R. Winand in U.S. Pat. No. 4,830,665 (May 10, 1989) discloses production of alloyed and unalloyed reactive metals (Ti, Zr, Hf, Ta, Nb, Mo, W, U, Be, Cr) in a continuous reaction of metal halide in a liquid state with a gaseous reducing agent (e.g. hydrogen) at a temperature above melting point of the metal and continuous withdrawal of a solidified ingot.

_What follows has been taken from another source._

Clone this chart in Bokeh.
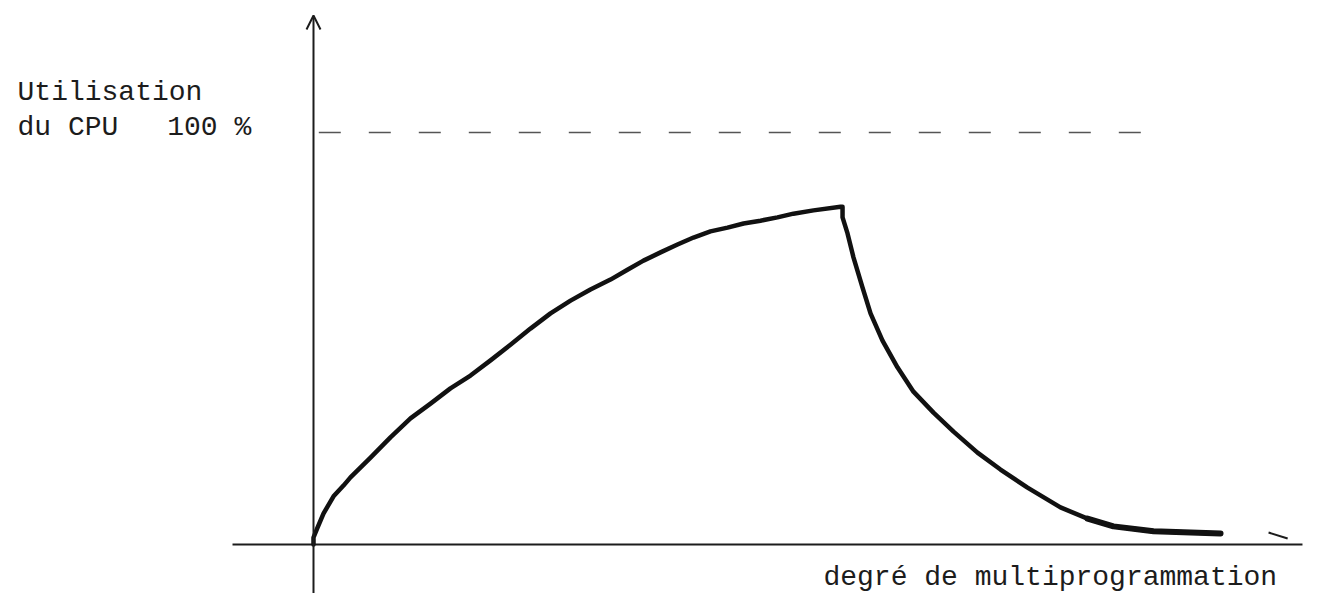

Many other references are similar to the above mentioned ones dealing with overcoming difficulties of producing refractory metal products from crude or advanced original sources or recycling spent products to recapture them. Prominent among these is the task of recapture of valuable metals from superalloys and other sources as discussed above in connection with the Krynitz et al, Olbrich et al, Mishizawa et al., Stoller et al. and other patents and published patent applications. The metals industry also targets certain end uses in strategies for economically producing high purity metals of controlled properties. These usages include superalloys for aerospace products such as airfoils and turbine engine parts, cemented carbide tools or tungsten or molybdenum radiation targets. The sources of materials that can be used include superalloys or other refractory metals recovered from spent devices or other scrap or crude source materials, targeting particularly the most valuable metals such as rhenium, tantalum, niobium, tungsten, molybdenum It is also desirable in such production processes to minimize collateral impurities such as metallic impurities and interstitial elements (e.g. oxygen, nitrogen, hydrogen, carbon) that can affect electrical or mechanical properties of end products.